#### CHALLENGE:
Repeat the span of the entries below that starts at the line with "Generate a web" and ends at the line with "Sans', 'Noto Sans", nothing more. Skip the pictures.

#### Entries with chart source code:

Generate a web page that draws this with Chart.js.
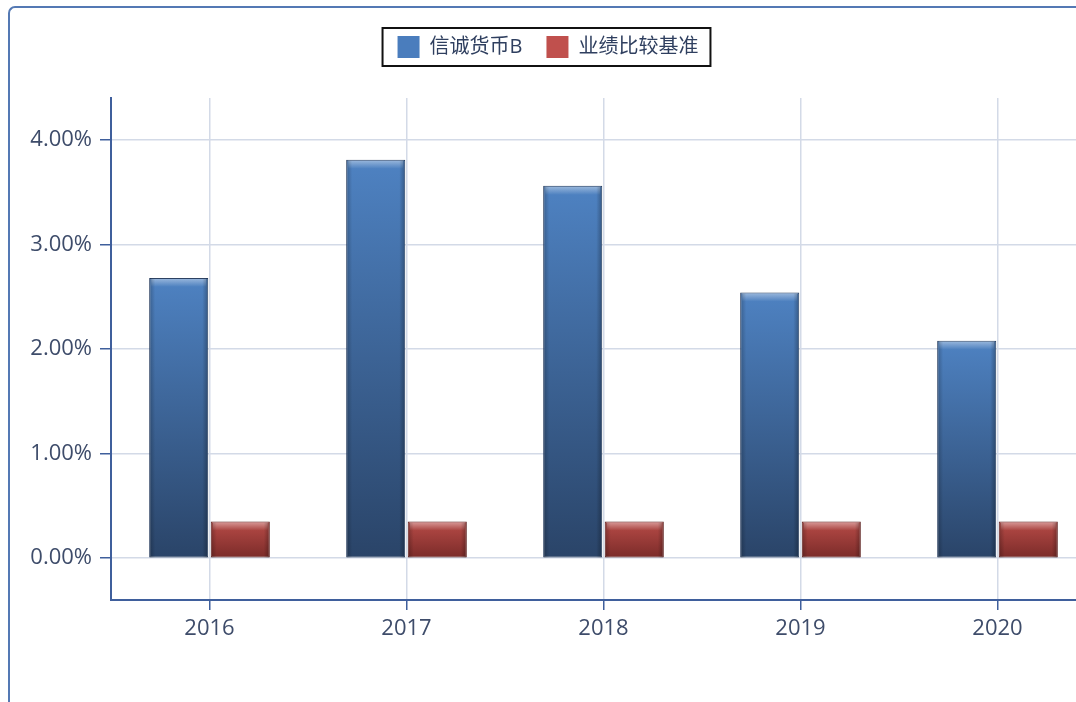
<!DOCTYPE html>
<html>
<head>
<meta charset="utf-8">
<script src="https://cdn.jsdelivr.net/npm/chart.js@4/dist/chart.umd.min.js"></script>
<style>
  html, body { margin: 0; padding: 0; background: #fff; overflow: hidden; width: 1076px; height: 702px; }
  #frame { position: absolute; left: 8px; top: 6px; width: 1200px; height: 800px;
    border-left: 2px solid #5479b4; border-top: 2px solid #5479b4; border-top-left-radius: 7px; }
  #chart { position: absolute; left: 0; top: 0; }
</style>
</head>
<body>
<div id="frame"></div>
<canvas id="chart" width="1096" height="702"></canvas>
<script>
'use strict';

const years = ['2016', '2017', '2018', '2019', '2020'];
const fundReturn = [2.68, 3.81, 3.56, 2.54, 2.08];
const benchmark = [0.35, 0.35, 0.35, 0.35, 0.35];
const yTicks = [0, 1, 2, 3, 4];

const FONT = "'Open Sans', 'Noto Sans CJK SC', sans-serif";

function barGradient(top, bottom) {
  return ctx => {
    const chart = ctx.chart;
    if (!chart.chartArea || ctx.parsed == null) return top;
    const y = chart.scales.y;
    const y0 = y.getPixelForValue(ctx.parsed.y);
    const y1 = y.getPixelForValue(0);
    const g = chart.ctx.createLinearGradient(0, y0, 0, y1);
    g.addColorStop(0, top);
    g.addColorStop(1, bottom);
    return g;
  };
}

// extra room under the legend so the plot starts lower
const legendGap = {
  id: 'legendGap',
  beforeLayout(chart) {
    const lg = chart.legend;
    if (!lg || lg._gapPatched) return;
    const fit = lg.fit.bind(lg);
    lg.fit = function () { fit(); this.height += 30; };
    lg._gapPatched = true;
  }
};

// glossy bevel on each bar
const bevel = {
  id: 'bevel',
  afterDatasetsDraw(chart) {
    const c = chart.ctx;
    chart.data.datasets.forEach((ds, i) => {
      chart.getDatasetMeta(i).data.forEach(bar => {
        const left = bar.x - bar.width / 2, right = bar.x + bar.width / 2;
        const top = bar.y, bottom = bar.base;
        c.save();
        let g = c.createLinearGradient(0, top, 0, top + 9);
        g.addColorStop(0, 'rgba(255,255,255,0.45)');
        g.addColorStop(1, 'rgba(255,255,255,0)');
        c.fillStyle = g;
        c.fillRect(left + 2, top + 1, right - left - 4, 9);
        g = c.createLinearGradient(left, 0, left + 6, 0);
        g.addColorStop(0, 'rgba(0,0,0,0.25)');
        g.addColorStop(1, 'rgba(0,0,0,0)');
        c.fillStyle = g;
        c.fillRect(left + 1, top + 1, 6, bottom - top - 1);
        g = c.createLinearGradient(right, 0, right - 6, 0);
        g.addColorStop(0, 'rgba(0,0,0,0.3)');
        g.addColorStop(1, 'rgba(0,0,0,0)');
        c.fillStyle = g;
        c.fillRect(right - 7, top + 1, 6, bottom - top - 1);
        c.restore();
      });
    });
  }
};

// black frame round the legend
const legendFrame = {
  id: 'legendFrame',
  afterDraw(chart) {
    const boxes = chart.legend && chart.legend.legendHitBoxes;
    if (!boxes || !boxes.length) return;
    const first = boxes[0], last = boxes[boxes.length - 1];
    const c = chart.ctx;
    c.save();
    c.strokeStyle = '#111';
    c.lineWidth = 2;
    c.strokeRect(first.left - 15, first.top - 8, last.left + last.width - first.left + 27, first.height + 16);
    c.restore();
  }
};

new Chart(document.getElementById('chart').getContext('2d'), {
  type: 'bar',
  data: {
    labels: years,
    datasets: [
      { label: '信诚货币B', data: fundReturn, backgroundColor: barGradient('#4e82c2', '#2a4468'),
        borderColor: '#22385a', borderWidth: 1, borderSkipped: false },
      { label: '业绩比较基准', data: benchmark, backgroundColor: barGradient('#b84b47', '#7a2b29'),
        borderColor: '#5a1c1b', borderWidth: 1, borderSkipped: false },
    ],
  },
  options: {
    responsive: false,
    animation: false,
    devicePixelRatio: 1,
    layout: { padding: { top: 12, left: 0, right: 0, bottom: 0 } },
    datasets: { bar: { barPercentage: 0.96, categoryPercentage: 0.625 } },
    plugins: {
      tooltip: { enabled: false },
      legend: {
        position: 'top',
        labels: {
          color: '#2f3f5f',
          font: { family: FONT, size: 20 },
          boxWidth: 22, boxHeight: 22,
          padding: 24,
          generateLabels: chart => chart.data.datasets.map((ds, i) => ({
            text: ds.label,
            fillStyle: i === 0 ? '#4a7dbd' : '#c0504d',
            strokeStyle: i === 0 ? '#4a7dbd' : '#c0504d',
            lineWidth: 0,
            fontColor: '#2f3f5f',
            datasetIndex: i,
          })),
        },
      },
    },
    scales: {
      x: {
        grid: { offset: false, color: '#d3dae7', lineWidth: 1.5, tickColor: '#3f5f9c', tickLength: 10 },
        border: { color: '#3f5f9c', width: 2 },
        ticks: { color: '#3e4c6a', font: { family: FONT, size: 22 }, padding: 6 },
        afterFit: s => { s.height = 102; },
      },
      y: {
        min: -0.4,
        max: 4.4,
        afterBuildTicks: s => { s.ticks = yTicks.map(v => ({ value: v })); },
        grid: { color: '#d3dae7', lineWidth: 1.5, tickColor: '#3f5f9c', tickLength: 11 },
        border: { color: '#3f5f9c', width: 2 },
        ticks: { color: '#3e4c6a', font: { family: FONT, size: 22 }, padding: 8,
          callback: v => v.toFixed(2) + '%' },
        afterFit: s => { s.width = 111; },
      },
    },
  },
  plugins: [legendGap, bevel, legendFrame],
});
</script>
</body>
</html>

...

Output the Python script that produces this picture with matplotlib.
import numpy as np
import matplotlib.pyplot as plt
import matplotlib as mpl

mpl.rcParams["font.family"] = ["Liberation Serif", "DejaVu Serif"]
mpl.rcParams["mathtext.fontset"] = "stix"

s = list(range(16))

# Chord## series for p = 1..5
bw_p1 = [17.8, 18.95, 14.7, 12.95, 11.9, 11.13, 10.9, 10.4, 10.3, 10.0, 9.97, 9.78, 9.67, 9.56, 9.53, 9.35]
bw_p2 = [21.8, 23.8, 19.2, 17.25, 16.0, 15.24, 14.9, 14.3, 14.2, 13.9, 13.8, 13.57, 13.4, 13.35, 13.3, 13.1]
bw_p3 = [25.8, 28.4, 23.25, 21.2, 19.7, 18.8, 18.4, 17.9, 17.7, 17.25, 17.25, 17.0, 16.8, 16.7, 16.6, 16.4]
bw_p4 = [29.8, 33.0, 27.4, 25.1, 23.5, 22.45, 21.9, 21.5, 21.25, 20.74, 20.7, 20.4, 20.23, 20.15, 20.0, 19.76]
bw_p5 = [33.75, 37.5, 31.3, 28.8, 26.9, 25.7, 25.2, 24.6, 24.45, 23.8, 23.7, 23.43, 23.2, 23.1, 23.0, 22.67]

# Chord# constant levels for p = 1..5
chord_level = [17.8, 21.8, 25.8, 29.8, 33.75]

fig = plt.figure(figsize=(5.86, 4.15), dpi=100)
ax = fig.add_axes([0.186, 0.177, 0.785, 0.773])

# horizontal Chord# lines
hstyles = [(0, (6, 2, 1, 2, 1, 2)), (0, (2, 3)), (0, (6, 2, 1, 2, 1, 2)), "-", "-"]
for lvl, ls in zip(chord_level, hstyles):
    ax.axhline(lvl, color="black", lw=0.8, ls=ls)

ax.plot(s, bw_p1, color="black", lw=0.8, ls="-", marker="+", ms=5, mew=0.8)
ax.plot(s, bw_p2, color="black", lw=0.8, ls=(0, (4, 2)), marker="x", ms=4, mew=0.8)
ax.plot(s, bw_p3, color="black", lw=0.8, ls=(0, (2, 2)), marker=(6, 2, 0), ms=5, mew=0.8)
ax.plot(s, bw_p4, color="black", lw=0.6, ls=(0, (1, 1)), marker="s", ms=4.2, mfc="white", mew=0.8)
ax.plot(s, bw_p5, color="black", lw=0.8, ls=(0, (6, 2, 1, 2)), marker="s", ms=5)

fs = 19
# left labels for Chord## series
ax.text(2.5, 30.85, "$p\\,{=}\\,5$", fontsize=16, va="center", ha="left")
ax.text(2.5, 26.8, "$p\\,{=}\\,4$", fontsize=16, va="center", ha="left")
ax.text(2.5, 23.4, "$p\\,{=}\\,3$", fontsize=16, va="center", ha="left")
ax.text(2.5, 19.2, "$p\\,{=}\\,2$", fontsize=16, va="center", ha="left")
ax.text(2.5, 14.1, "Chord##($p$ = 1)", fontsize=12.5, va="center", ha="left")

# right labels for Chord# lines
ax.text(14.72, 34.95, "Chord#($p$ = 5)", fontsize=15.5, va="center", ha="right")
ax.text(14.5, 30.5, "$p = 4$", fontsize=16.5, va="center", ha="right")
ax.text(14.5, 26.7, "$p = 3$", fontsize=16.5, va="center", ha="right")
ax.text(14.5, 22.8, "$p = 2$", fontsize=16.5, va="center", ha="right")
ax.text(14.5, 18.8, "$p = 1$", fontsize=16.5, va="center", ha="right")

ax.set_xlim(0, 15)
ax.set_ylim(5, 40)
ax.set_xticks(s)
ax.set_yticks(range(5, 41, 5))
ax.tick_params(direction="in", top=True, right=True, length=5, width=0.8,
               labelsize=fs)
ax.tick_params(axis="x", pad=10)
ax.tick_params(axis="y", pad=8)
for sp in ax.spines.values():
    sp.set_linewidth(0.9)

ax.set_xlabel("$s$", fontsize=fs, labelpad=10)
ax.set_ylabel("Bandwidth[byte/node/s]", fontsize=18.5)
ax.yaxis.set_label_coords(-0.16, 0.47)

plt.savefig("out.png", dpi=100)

#### SOLUTION TO THIS TASK:
Generate a web page that draws this with Chart.js.
<!DOCTYPE html>
<html>
<head>
<meta charset="utf-8">
<script src="https://cdn.jsdelivr.net/npm/chart.js@4/dist/chart.umd.min.js"></script>
<style>
  html, body { margin: 0; padding: 0; background: #fff; overflow: hidden; width: 1076px; height: 702px; }
  #frame { position: absolute; left: 8px; top: 6px; width: 1200px; height: 800px;
    border-left: 2px solid #5479b4; border-top: 2px solid #5479b4; border-top-left-radius: 7px; }
  #chart { position: absolute; left: 0; top: 0; }
</style>
</head>
<body>
<div id="frame"></div>
<canvas id="chart" width="1096" height="702"></canvas>
<script>
'use strict';

const years = ['2016', '2017', '2018', '2019', '2020'];
const fundReturn = [2.68, 3.81, 3.56, 2.54, 2.08];
const benchmark = [0.35, 0.35, 0.35, 0.35, 0.35];
const yTicks = [0, 1, 2, 3, 4];

const FONT = "'Open Sans', 'Noto Sans CJK SC', sans-serif";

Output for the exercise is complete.